Ülke ekonomilerinde sektörlerin kârlılıkları ekonominin genel gidişatını göstermesi anlamında son derece önemli bir konudur.
Kâr ve kârlılık işletmelerin gelecek projeksiyonlarının sürdürülebilmesi noktasında olmazsa olmaz şartlardan birisidir. Yani kâr etmeyen işletmenin hayatını devam ettirebilmesi mümkün değildir.
İşletmeler kârlılıkla birlikte üretim gücünü aldıkları kaynakları da verimli bir şekilde kullanmak zorundadırlar.
Üretim gücü kaynağı denildiğinde bankaların bir adım öne çıktığı herkes tarafından bilinmektedir.
Üretmek isteyenlerin veya farklı iş konularında yatırımlarını artırmak isteyenlerin finansal anlamda dar duruma düştüklerinde başvurdukları yol bankalardan kredi talep etmelerinden geçiyor.
Ortaya çıkan bu talepten ötürü de bankalar vermiş oldukları hizmet karşılığında birtakım gelirler elde etmektedirler.
Şöyle ki bankalar mevduat sahiplerinden aldıkları mevduatın üzerine spread diye adlandırılan faiz karını ekleyerek kredi talep edenlere satarlar.
Mevduat sahiplerine verdikleri faiz ile kredi talep edene sattıkları kredi faiz oranı arasındaki kâr da bankanın kârı olarak kalır.

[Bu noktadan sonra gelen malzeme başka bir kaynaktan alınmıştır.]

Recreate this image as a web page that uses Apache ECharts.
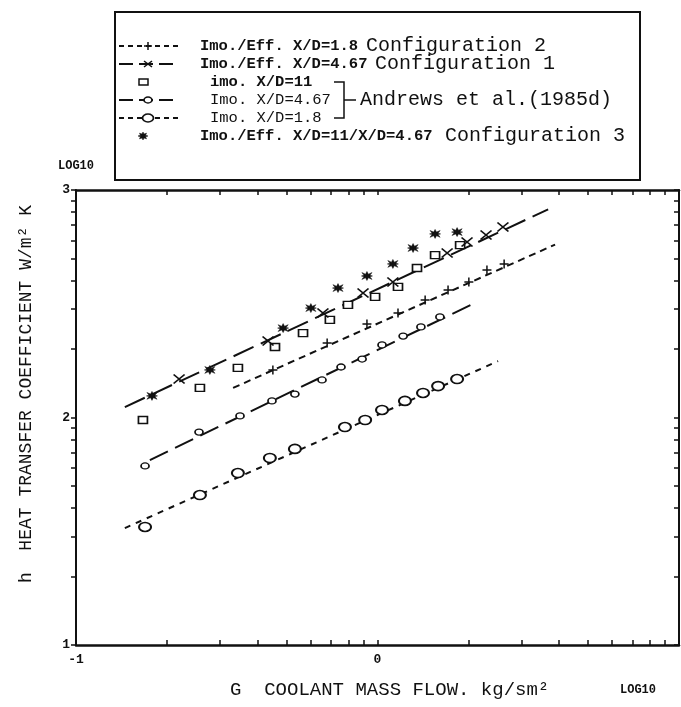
<!DOCTYPE html>
<html>
<head>
<meta charset="utf-8">
<script src="https://cdn.jsdelivr.net/npm/echarts@6/dist/echarts.min.js"></script>
<style>
  html, body { margin: 0; padding: 0; background: #ffffff; }
  #chart { width: 681px; height: 707px; }
</style>
</head>
<body>
<div id="chart"></div>
<script>
// Heat transfer coefficient against coolant mass flow, both as log10 values.
// x: log10 G (kg/s m^2), y: log10 h (W/m^2 K)

// Imp./Eff. X/D=11/X/D=4.67 (Configuration 3)
const config3Points = [
  [-0.748, 2.095], [-0.556, 2.209], [-0.313, 2.393], [-0.221, 2.481], [-0.131, 2.569],
  [-0.035, 2.622], [0.051, 2.675], [0.118, 2.745], [0.191, 2.807], [0.264, 2.815]
];
// Imp./Eff. X/D=4.67 (Configuration 1)
const config1Points = [
  [-0.658, 2.169], [-0.363, 2.336], [-0.181, 2.459], [-0.048, 2.547], [0.051, 2.596],
  [0.231, 2.723], [0.297, 2.771], [0.360, 2.802], [0.416, 2.837]
];
const config1Fit = [[-0.838, 2.046], [0.566, 2.915]];
// Imp./Eff. X/D=1.8 (Configuration 2)
const config2Points = [
  [-0.347, 2.209], [-0.167, 2.327], [-0.035, 2.411], [0.068, 2.459], [0.158, 2.516],
  [0.234, 2.560], [0.303, 2.596], [0.363, 2.648], [0.420, 2.675]
];
const config2Fit = [[-0.479, 2.130], [0.589, 2.760]];
// Andrews et al. (1985d), impingement only
const imp11Points = [
  [-0.778, 1.989], [-0.589, 2.130], [-0.463, 2.218], [-0.340, 2.310], [-0.247, 2.371],
  [-0.158, 2.429], [-0.098, 2.495], [-0.008, 2.530], [0.068, 2.574], [0.131, 2.657],
  [0.191, 2.714], [0.274, 2.758]
];
const imp467Points = [
  [-0.771, 1.787], [-0.592, 1.936], [-0.456, 2.007], [-0.350, 2.073], [-0.274, 2.103],
  [-0.184, 2.165], [-0.121, 2.222], [-0.051, 2.257], [0.015, 2.319], [0.085, 2.358],
  [0.144, 2.398], [0.207, 2.442]
];
const imp467Fit = [[-0.755, 1.813], [0.330, 2.508]];
const imp18Points = [
  [-0.771, 1.519], [-0.589, 1.659], [-0.463, 1.756], [-0.357, 1.822], [-0.274, 1.862],
  [-0.108, 1.958], [-0.041, 1.989], [0.015, 2.033], [0.091, 2.073], [0.151, 2.108],
  [0.201, 2.138], [0.264, 2.169]
];
const imp18Fit = [[-0.838, 1.514], [0.400, 2.248]];

// axis ranges and labels
const xRange = [-1, 1];
const yRange = [1, 3];
const xLabelValues = [-1, 0];
const yLabelValues = [1, 2, 3];
const logSteps = [2, 3, 4, 5, 6, 7, 8, 9];

function decadeTicks(lo, hi) {
  const out = [];
  for (let d = lo; d < hi; d++) {
    out.push(d);
    logSteps.forEach(k => out.push(d + Math.log10(k)));
  }
  out.push(hi);
  return out;
}
const xTicks = decadeTicks(xRange[0], xRange[1]);
const yTicks = decadeTicks(yRange[0], yRange[1]);

const MONO = '"Liberation Mono", "DejaVu Sans Mono", monospace';
const INK = '#111';

const SYM_PLUS = 'path://M5,0L5,10M0,5L10,5';
const SYM_CROSS = 'path://M0,0L10,10M10,0L0,10';
const SYM_STAR = 'path://M5,0L6.3,3L9.6,1.2L7.7,4.3L10,5L7.7,5.7L9.6,8.8L6.3,7L5,10L3.7,7L0.4,8.8L2.3,5.7L0,5L2.3,4.3L0.4,1.2L3.7,3Z';

function fitLine(data, dash) {
  return {
    type: 'line', data, symbol: 'none', silent: true, z: 2,
    lineStyle: { color: INK, width: 2, type: dash }
  };
}
function markers(data, symbol, size, fill, border) {
  return {
    type: 'scatter', data, symbol, symbolSize: size, silent: true, z: 3,
    itemStyle: { color: fill, borderColor: INK, borderWidth: border, opacity: 1 }
  };
}

const axisLine = (w) => ({ show: true, onZero: false, lineStyle: { color: INK, width: w } });
const tickStyle = { color: INK, width: 1.5 };

const chart = echarts.init(document.getElementById('chart'), null, { renderer: 'canvas' });

// boxed key
const legendRowsY = [46, 64, 82, 100, 118, 136];
const keyX0 = 119, keyX1 = 178, keyMid = 148;
const KEY_BOLD = 15.5, KEY_NOTE = 20;
function keyLine(y, dash) {
  return { type: 'line', shape: { x1: keyX0, y1: y, x2: keyX1, y2: y },
    style: { stroke: INK, lineWidth: 2, lineDash: dash } };
}
function seg(x1, y1, x2, y2, w) {
  return { type: 'line', shape: { x1, y1, x2, y2 }, style: { stroke: INK, lineWidth: w || 1.5 } };
}
function keyText(x, y, text, bold, size) {
  return { type: 'text', x, y, style: { text, fill: INK, font: (bold ? 'bold ' : '') + size + 'px ' + MONO,
    verticalAlign: 'middle', align: 'left' } };
}
function keyOval(y, rx, ry) {
  return { type: 'circle', x: keyMid, y, scaleX: rx / ry, scaleY: 1, shape: { cx: 0, cy: 0, r: ry },
    style: { fill: '#fff', stroke: INK, lineWidth: 1.3 } };
}
function starPoints(cx, cy, w, h) {
  const pts = [];
  for (let i = 0; i < 16; i++) {
    const a = i * Math.PI / 8;
    const r = i % 2 === 0 ? 1 : 0.55;
    pts.push([cx + Math.cos(a) * r * w / 2, cy + Math.sin(a) * r * h / 2]);
  }
  return pts;
}

const r = legendRowsY;
const legendGraphics = [
  { type: 'rect', shape: { x: 115, y: 12, width: 525, height: 168 }, style: { fill: 'none', stroke: INK, lineWidth: 2 } },
  keyLine(r[0], [5, 4]),
  seg(keyMid, r[0] - 4, keyMid, r[0] + 4), seg(keyMid - 4, r[0], keyMid + 4, r[0]),
  keyText(200, r[0], 'Imo./Eff. X/D=1.8', true, KEY_BOLD),
  keyText(366, r[0], 'Configuration 2', false, KEY_NOTE),
  keyLine(r[1], [14, 6]),
  seg(keyMid - 4, r[1] - 3, keyMid + 4, r[1] + 3), seg(keyMid - 4, r[1] + 3, keyMid + 4, r[1] - 3),
  keyText(200, r[1], 'Imo./Eff. X/D=4.67', true, KEY_BOLD),
  keyText(375, r[1], 'Configuration 1', false, KEY_NOTE),
  { type: 'rect', shape: { x: 139, y: r[2] - 3, width: 9, height: 6 }, style: { fill: '#fff', stroke: INK, lineWidth: 1.5 } },
  keyText(210, r[2], 'imo. X/D=11', true, KEY_BOLD),
  keyLine(r[3], [14, 6]),
  keyOval(r[3], 4, 3),
  keyText(210, r[3], 'Imo. X/D=4.67', false, KEY_BOLD),
  keyLine(r[4], [5, 4]),
  keyOval(r[4], 5.5, 4),
  keyText(210, r[4], 'Imo. X/D=1.8', false, KEY_BOLD),
  // bracket grouping the three impingement-only rows
  { type: 'polyline', shape: { points: [[334, r[2]], [344, r[2]], [344, r[4]], [334, r[4]]] },
    style: { fill: 'none', stroke: INK, lineWidth: 1.5 } },
  seg(344, r[3], 356, r[3]),
  keyText(360, r[3], 'Andrews et al.(1985d)', false, KEY_NOTE),
  { type: 'polygon', shape: { points: starPoints(143, r[5], 10, 8) }, style: { fill: INK, stroke: INK, lineWidth: 0.5 } },
  keyText(200, r[5], 'Imo./Eff. X/D=11/X/D=4.67', true, KEY_BOLD),
  keyText(445, r[5], 'Configuration 3', false, KEY_NOTE)
];

const axisTitles = [
  { type: 'text', x: 26, y: 394, rotation: Math.PI / 2,
    style: { text: 'h  HEAT TRANSFER COEFFICIENT W/m\u00b2 K', fill: INK, font: '18px ' + MONO,
      align: 'center', verticalAlign: 'middle' } },
  { type: 'text', x: 230, y: 690,
    style: { text: 'G  COOLANT MASS FLOW. kg/sm\u00b2', fill: INK, font: '19px ' + MONO,
      align: 'left', verticalAlign: 'middle' } },
  { type: 'text', x: 638, y: 690,
    style: { text: 'LOG10', fill: INK, font: 'bold 12px ' + MONO, align: 'center', verticalAlign: 'middle' } },
  { type: 'text', x: 76, y: 166,
    style: { text: 'LOG10', fill: INK, font: 'bold 12px ' + MONO, align: 'center', verticalAlign: 'middle' } }
];

chart.setOption({
  animation: false,
  backgroundColor: '#ffffff',
  grid: { left: 76, right: 2, top: 190, bottom: 62, containLabel: false },
  xAxis: [
    { type: 'value', min: xRange[0], max: xRange[1], interval: 1, position: 'bottom',
      axisLine: axisLine(2.5),
      axisTick: { show: true, inside: true, length: 5, customValues: xTicks, lineStyle: tickStyle },
      axisLabel: { show: true, customValues: xLabelValues, formatter: v => String(v), color: INK,
        fontFamily: MONO, fontSize: 13, fontWeight: 'bold', margin: 8 },
      splitLine: { show: false } },
    { type: 'value', min: xRange[0], max: xRange[1], interval: 1, position: 'top',
      axisLine: axisLine(2.5),
      axisTick: { show: true, inside: true, length: 5, customValues: xTicks, lineStyle: tickStyle },
      axisLabel: { show: false }, splitLine: { show: false } }
  ],
  yAxis: [
    { type: 'value', min: yRange[0], max: yRange[1], interval: 1, position: 'left',
      axisLine: axisLine(2),
      axisTick: { show: true, inside: false, length: 5, customValues: yTicks, lineStyle: tickStyle },
      axisLabel: { show: true, customValues: yLabelValues, formatter: v => String(v), color: INK,
        fontFamily: MONO, fontSize: 13, fontWeight: 'bold', margin: 6 },
      splitLine: { show: false } },
    { type: 'value', min: yRange[0], max: yRange[1], interval: 1, position: 'right',
      axisLine: axisLine(2),
      axisTick: { show: true, inside: true, length: 5, customValues: yTicks, lineStyle: tickStyle },
      axisLabel: { show: false }, splitLine: { show: false } }
  ],
  series: [
    fitLine(imp18Fit, [6, 6]),
    fitLine(imp467Fit, [20, 8]),
    fitLine(config2Fit, [7, 5]),
    fitLine(config1Fit, [22, 8]),
    markers(imp18Points, 'circle', [12, 9], '#fff', 1.8),
    markers(imp467Points, 'circle', [8, 6], '#fff', 1.5),
    markers(imp11Points, 'rect', [9, 7], '#fff', 1.5),
    markers(config2Points, SYM_PLUS, [9, 9], 'none', 1.5),
    markers(config1Points, SYM_CROSS, [11, 9], 'none', 1.6),
    markers(config3Points, SYM_STAR, [11, 9], INK, 0.5)
  ],
  graphic: legendGraphics.concat(axisTitles)
});
</script>
</body>
</html>
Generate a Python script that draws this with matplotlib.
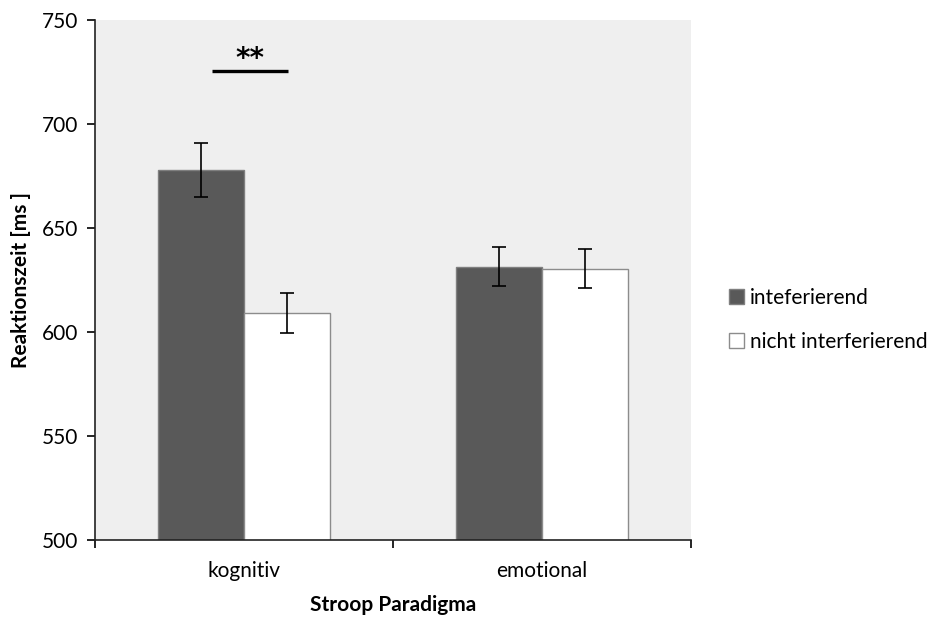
import numpy as np
import matplotlib
matplotlib.use("Agg")
import matplotlib.pyplot as plt

plt.rcParams['font.family'] = ['Lato', 'DejaVu Sans']

# data
categories = ['kognitiv', 'emotional']
labels = ['inteferierend', 'nicht interferierend']
interf = [677.9, 631.3]
interf_err = [13.0, 9.5]
nicht = [609.0, 630.3]
nicht_err = [9.5, 9.5]

fig = plt.figure(figsize=(9.32, 6.19), dpi=100)
ax = fig.add_axes([95/932, 1-540/619, 596/932, 520.5/619])
ax.set_facecolor('#efefef')

x = np.arange(len(categories))
w = 0.287
err_kw = dict(ecolor='black', elinewidth=1.2, capsize=5, capthick=1.2)
b1 = ax.bar(x - w/2, interf, w, yerr=interf_err, color='#595959', edgecolor='#7f7f7f',
            linewidth=1, error_kw=err_kw, label=labels[0], zorder=2)
b2 = ax.bar(x + w/2, nicht, w, yerr=nicht_err, color='white', edgecolor='#8c8c8c',
            linewidth=1, error_kw=err_kw, label=labels[1], zorder=2)

ax.set_ylim(500, 750)
ax.set_xlim(-0.5, 1.5)
ax.set_yticks(np.arange(500, 751, 50))
ax.set_xticks(x)
ax.set_xticklabels(categories)
ax.set_xticks([-0.5, 0.5, 1.5], minor=True)
ax.tick_params(axis='x', which='major', length=0, pad=15, labelsize=15)
ax.tick_params(axis='x', which='minor', length=6, width=1.2, direction='out')
ax.tick_params(axis='y', length=6, width=1.2, direction='out', labelsize=15, pad=6)

for s in ['top', 'right']:
    ax.spines[s].set_visible(False)
for s in ['left', 'bottom']:
    ax.spines[s].set_linewidth(1.2)
    ax.spines[s].set_color('#222222')

ax.set_ylabel('Reaktionszeit [ms ]', fontsize=15, fontweight='bold', labelpad=8)
ax.set_xlabel('Stroop Paradigma', fontsize=15, fontweight='bold', labelpad=10)

# significance marker
ax.plot([-0.107, 0.148], [725.5, 725.5], color='black', linewidth=2.4, solid_capstyle='butt', zorder=3)
ax.text(0.02, 731, '**', ha='center', va='center', fontsize=20, fontweight='bold',
        family='DejaVu Sans')

leg = ax.legend(handles=[b1, b2], labels=labels, loc='center left',
                bbox_to_anchor=(721/932, 1 - 320/619), bbox_transform=fig.transFigure,
                frameon=False, fontsize=15, handlelength=0.7, handleheight=0.7,
                handletextpad=0.3, labelspacing=1.15, borderaxespad=0)

fig.savefig('out.png', dpi=100)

Bu şekilde elde ettikleri kar çeşidine bankaların faiz gelirleri denilmektedir.
Bankaların faiz gelirlerinin yanında bir de faiz dışı gelirleri bulunmaktadır. Bunlarda kredi kartını kullanmanızdan ötürü sizden alınan kredi kartı kullanım ücretleri, hesabınızda ki paranın ne kadar olduğunu hesap defterinize işletmenizden ötürü alınan hesap işletim ücreti, paranızı bir başkasına göndermek istediğinizde sizden talep edilen transfer ücreti, bankadaki kiralık kasaları kullanmanızdan ötürü ödeyeceğiniz kasa kullanım bedelleri, bankada yapmış olduğunuz kimi işlemler neticesinde ödemek durumunda olduğunuz masraflar ve komisyon tahsilatlarıdır.
Tüm bu gelir kalemlerine bir göz attığımızda aslında bankaların tam anlamıyla para ticareti yaptıklarını söyleyebiliriz.
Mevduat sahiplerinin parasını sermaye yaparak bu paranın üzerinden para kazanmanın asıl işleri olduğunu söyleyebiliriz bankalar için.
Ülkemizde son 5 yılda bankaların karlarına bir göz attığımızda birçok ürün üreten şirketlerden ve hizmet üreten işletmelerden çok daha büyük karlar elde ettiklerini görebiliriz.
Veriler bize şunu gösteriyor; Türkiye’de 2016 yılında bankalar 37 milyar 530 milyon TL kâr elde ederken bu karlılıkları 2017 yılında %29,6’lık artışla 48 milyar 648 milyon TL olmuştur.
2018 yılında ise %11,2 artışla bankaların karlılığı 54 milyar 123 milyon TL olarak gerçekleşmiştir.
2019’da ise kârlılıklarında ciddi bir düşüş yaşanılarak yaklaşık %10’luk bir düşüşle 49 milyar 43 milyon TL civarında bir kâr rakamı ortaya çıkmıştır.
Geçtiğimiz yıl olan 2020’de ise bu zamana kadar bankaların elde ettikleri yıllık kârın en yüksek rakamına ulaşarak 59 milyar 973 milyon TL kâra ulaştıkları ortadadır.
2020 yılı kârlarının 2019’a oranla %22,3’lük bir artış performansı ortaya koyduğunu da özellikle belirtmek gerekmektedir.
Evet ülke ekonomileri için önemli bir yere sahip olan bankaların ayakta güçlü olarak kalabilmeleri için kârlılık performansları önemlidir.
Ama üreten, üretmeye çalışan ve üretmek için tüm varlığını taşın altına koyan şirketlerimizin veya işletmelerimizin karlılık performansları da bankalar kadar önemli değil midir?